Wednesday, August 16, 2006

Hard disk drives could be dramatically enhanced with storage densities beyond one terabit per square inch as a result of magnetic sensor research being carried out at the Hitachi Cambridge Laboratory in partnership with the Universities of Cambridge and Nottingham.

The key step is that researchers in Cambridge and Nottingham along with the Czech Institute of Physics have produced a magnetic sensor based on a new effect called Coulomb blockade anisotropic magnetoresistance (CBAMR).
 
“It is a device which has a very high resistance change in magnetic fields which will make it very good for hard disk read heads,” Senior Hitachi Researcher Dr. David Williams said.

Current-generation GMR and next-generation TMR (giant and tunneling magnetoresistive) hard disk heads will cease to work if disk track width are cut much from the current 100nm because they rely on ferromagnetism. “When you make things of the order of 10mm to 20nm, you hit the super paramagnetic limit and you can’t maintain ferromagnetic orientation. Even before you get that small, you get fluctuations that lead to magnetic noise,” said Williams.

CBAMR devices are made from semiconductors so no internal field is required for operation, said Williams.
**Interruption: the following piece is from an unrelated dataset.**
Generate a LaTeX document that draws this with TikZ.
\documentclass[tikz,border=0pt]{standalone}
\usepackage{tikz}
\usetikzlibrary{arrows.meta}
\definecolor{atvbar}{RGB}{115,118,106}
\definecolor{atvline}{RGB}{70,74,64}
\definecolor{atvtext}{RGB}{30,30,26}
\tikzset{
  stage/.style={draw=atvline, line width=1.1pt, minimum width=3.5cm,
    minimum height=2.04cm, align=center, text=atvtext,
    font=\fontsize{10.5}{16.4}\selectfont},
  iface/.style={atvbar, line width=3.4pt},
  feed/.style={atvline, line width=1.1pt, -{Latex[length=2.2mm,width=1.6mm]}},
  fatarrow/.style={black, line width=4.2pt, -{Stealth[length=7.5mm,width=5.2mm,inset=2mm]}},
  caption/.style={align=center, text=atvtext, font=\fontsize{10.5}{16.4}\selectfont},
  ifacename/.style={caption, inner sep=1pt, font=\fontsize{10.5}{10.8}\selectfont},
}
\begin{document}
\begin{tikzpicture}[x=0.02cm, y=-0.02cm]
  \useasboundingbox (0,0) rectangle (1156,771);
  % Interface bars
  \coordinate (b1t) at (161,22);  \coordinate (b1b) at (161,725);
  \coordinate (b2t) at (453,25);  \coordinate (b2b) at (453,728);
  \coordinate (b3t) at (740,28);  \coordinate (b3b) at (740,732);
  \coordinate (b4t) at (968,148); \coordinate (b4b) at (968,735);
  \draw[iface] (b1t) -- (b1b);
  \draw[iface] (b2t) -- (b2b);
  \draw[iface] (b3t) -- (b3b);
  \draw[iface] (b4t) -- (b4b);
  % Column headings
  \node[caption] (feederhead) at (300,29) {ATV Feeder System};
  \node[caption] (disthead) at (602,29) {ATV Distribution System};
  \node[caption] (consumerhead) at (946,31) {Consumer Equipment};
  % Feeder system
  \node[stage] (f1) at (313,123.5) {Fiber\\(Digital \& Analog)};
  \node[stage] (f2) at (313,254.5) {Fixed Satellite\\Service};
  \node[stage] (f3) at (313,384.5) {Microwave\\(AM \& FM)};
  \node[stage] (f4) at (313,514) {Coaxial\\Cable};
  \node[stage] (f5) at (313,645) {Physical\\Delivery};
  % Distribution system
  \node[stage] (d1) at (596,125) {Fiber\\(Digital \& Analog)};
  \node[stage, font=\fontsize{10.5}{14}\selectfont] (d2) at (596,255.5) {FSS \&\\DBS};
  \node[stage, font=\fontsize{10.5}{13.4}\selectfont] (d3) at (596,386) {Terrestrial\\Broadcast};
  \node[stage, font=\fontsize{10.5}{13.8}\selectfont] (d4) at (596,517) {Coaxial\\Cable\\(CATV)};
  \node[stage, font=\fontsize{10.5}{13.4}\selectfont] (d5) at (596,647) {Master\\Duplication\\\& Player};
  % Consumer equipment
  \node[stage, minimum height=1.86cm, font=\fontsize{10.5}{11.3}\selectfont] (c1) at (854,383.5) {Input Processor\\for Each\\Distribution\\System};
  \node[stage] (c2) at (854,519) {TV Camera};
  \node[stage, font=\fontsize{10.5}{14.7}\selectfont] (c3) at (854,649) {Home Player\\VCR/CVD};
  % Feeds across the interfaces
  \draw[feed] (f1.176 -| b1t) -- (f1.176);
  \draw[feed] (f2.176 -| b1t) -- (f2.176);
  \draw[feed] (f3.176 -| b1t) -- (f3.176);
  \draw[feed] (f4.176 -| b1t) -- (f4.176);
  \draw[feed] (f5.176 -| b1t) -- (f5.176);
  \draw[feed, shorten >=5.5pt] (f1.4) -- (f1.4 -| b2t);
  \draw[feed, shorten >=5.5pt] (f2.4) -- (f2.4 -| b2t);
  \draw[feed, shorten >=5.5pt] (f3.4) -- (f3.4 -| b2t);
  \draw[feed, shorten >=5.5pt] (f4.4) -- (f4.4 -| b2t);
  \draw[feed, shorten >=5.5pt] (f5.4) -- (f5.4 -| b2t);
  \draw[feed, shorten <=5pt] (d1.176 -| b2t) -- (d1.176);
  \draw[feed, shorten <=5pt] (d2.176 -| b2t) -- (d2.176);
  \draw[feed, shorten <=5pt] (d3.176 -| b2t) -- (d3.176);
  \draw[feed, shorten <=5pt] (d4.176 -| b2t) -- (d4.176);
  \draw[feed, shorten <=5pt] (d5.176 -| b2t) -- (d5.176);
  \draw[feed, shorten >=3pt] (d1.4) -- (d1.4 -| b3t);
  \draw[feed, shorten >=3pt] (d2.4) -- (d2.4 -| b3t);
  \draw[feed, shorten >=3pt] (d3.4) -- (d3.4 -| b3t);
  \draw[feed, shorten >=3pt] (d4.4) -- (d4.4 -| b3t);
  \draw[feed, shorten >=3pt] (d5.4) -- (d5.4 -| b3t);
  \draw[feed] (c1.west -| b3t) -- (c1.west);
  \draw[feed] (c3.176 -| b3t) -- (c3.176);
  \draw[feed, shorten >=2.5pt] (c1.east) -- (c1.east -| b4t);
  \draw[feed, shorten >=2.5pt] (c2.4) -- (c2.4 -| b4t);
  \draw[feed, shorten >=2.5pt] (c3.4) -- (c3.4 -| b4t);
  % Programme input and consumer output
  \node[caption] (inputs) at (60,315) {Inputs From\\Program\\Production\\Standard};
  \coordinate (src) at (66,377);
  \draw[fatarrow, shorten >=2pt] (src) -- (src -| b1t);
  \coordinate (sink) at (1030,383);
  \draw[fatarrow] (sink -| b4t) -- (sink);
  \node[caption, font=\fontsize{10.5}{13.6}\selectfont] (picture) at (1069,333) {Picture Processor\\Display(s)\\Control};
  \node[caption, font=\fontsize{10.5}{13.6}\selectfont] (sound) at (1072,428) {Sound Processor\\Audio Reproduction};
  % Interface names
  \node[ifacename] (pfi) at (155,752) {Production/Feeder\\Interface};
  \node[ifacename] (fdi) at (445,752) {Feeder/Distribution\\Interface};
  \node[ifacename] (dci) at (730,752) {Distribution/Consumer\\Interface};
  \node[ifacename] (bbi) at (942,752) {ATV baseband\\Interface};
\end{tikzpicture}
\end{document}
The sensor is in the form of a single electron transistor and is a thin film of GaMnAs which shows a 1000:1 resistance swing in response to magnetic field changes, although this is at cryogenic temperatures.

“Although this first CBAMR-device works only at low temperatures the research team has shown that CBAMR is a generic effect which persists to high temperatures in devices made from metal ferromagnets with strong spin-orbit coupling,” said Hitachi, although it did not say if high-temperature devices could be made as small.

Hitachi also announced the development of the first silicon-technology embodiment of extraordinary magnetoresistance.